We have seen the sample sizes continue to struggle in these cells and we often see extra cash sent to these groups to try and get the sample.  In most cases, the sample falls short and the diaries from these cells are weighted up, so they are worth 130 or 200 percent of the value of the demo cells that met their goals in returns.

So why not take the diary on-line?  Have it set up so you can fill it out on your smartphone or tablet or laptop.  Will younger demos fill it out?  Will it be more accurate?
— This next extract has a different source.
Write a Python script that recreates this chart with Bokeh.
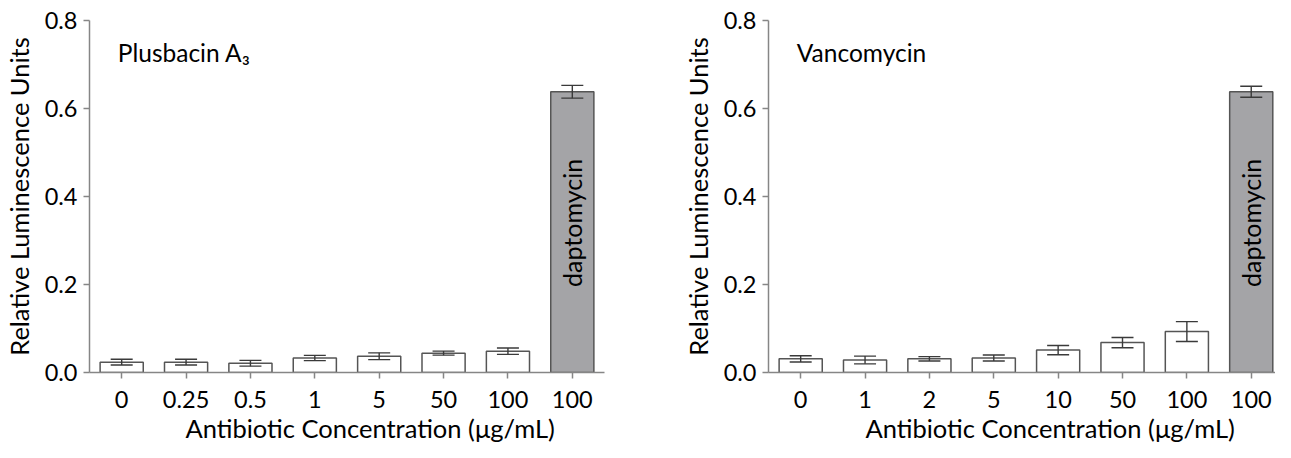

In Canada, their ratings system (Numeris), made the bold move to give it a try this past Fall.

So how did it turn out?  So far it looks like the sample return was up for 12+  just under 6%.  The 18-34 demos did show a stronger return.  But, the time spent listening was down - also around 6%.  Is the On Line Diary more cumbersome to fill out on a keyboard than just grabbing a pen?  We also saw fewer listening occasions, but longer reported listening when they did tune in according to what they entered in the on-line system.

No doubt there will be tweaking ahead, but it's a great move to at least see the potential of moving beyond the paper diary.
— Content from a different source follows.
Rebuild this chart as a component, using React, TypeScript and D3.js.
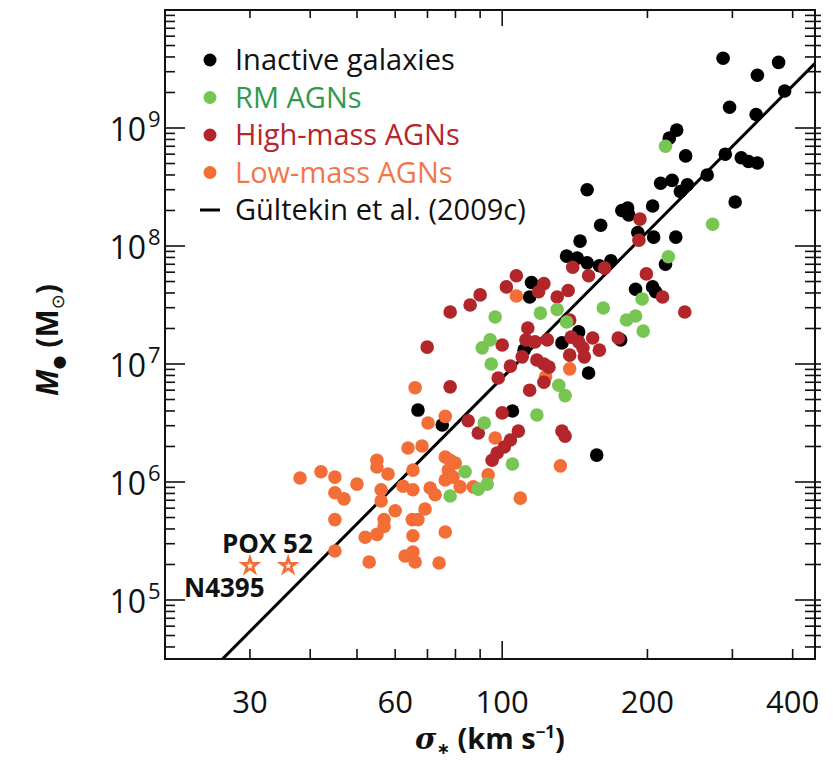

Wednesday, October 19, 2016

Is Social Media Branding A Waste!!!

We see it all the time as a brand or business launches something new and posts it on Facebook.   The post goes up and then you look at the comments and it's filled with haters.  Everyone complaining about the announcement to the point of no return.

Even though you may have 1000 likes and 800 shares, the 500 haters commenting and picking everything apart almost makes you wonder - should we have just announced the change on our website and avoided all comments?
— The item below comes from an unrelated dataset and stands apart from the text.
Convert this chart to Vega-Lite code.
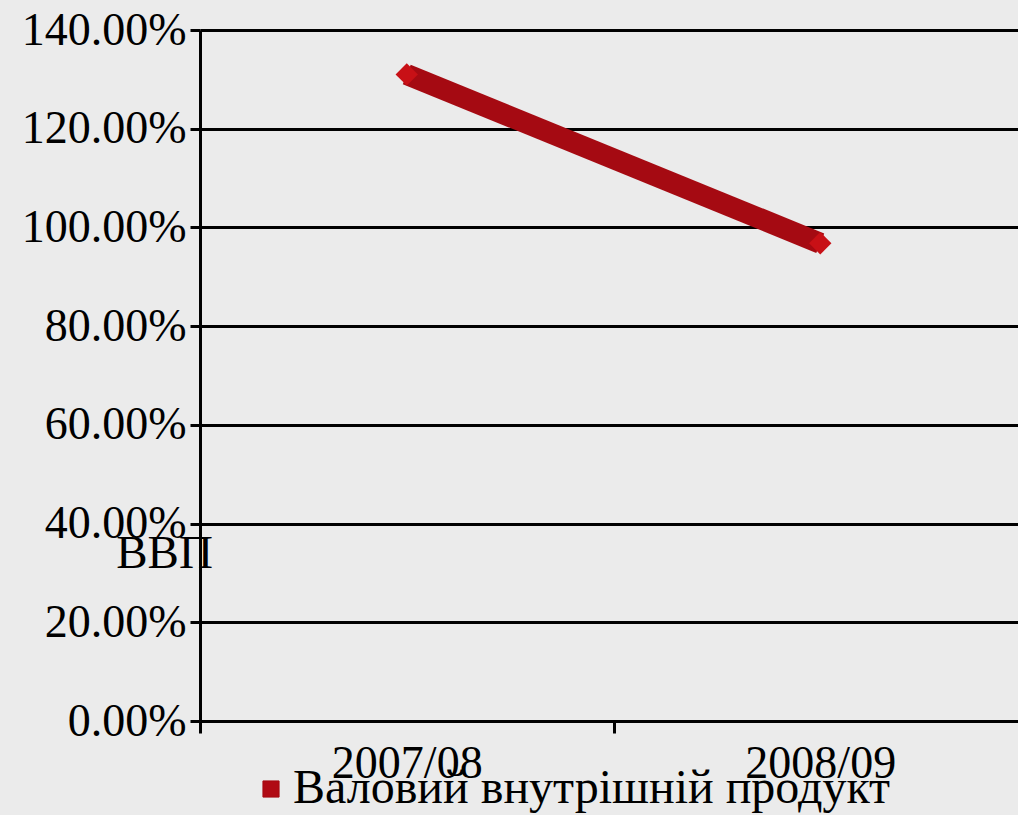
{
  "$schema": "https://vega.github.io/schema/vega-lite/v6.json",
  "autosize": {"type": "none"},
  "width": 827,
  "height": 691,
  "padding": {"left": 200, "top": 30, "right": 0, "bottom": 94},
  "background": "#ebebeb",
  "data": {"values": [
    {"year": "2007/08", "value": 1.31, "series": "Валовий внутрішній продукт"},
    {"year": "2008/09", "value": 0.968, "series": "Валовий внутрішній продукт"}
  ]},
  "config": {
    "view": {"stroke": null},
    "font": "Liberation Serif",
    "axis": {"labelFont": "Liberation Serif", "titleFont": "Liberation Serif", "labelColor": "#000", "titleColor": "#000"}
  },
  "encoding": {
    "x": {"field": "year", "type": "nominal", "sort": null,
      "scale": {"paddingInner": 0, "paddingOuter": 0},
      "axis": {"title": null, "labelAngle": 0, "labelFontSize": 46, "labelPadding": 44, "labelBaseline": "alphabetic", "labelOffset": 0,
        "domainColor": "#000", "domainWidth": 3, "tickColor": "#000", "tickWidth": 3, "tickSize": 12, "tickBand": "extent", "grid": false}},
    "y": {"field": "value", "type": "quantitative",
      "scale": {"domain": [0, 1.4], "nice": false, "zero": true},
      "axis": {"values": [0, 0.2, 0.4, 0.6, 0.8, 1.0, 1.2, 1.4], "format": ".2%", "labelFontSize": 46, "labelPadding": 4,
        "labelBaseline": "middle",
        "domainColor": "#000", "domainWidth": 3, "tickColor": "#000", "tickWidth": 3, "tickSize": 10,
        "grid": true, "gridColor": "#000", "gridWidth": 3, "gridOpacity": 1,
        "title": "ВВП", "titleAngle": 0, "titleFontSize": 47, "titleFontWeight": "normal",
        "titleX": -36, "titleY": 537, "titleAlign": "center", "titleBaseline": "alphabetic"}}
  },
  "layer": [
    {"mark": {"type": "line", "strokeWidth": 21, "strokeCap": "butt", "color": "#a50a12"},
     "encoding": {"color": {"field": "series", "type": "nominal",
        "scale": {"range": ["#a50a12"]},
        "legend": {"orient": "none", "legendX": 47, "legendY": 735, "title": null, "symbolType": "square", "symbolSize": 260,
          "symbolFillColor": "#b00a14", "symbolStrokeColor": "#8a0a10", "symbolStrokeWidth": 1,
          "labelFont": "Liberation Serif", "labelFontSize": 48, "labelColor": "#000", "labelLimit": 0, "labelOffset": -2, "symbolOffset": 0}}}},
    {"mark": {"type": "point", "shape": "diamond", "filled": true, "size": 500, "color": "#c81016", "opacity": 1}}
  ]
}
This is one of the issues with Facebook and perhaps it's may not be your best option to announce a change.

I've recently seen some changes in radio stations where they ran out with announcements on Social Media.  The problem is that they had NO control over how the message would hit and with the door wide open for comments they get clobbered.   It usually starts with all the people who claim radio is useless or so old fashioned and that they have moved on to satellite radio or one of the streaming apps.  They claim not to listen at all, but they seem to know how bad it is or that the station doesn't play their kind of music now.  The same can go for personalities, contests, features and even special community events.  They can say anything they want in the comments - make it up and say whatever you want.

All it seems to take are a few haters tapping away on their keyboards to dampen the whole event or change.  There are ways to make sure you have some control when you announce in today's world - it may be worth it to consider the alternatives.  While yes - the haters will hate hate hate - you don't have to open the door just to accommodate them.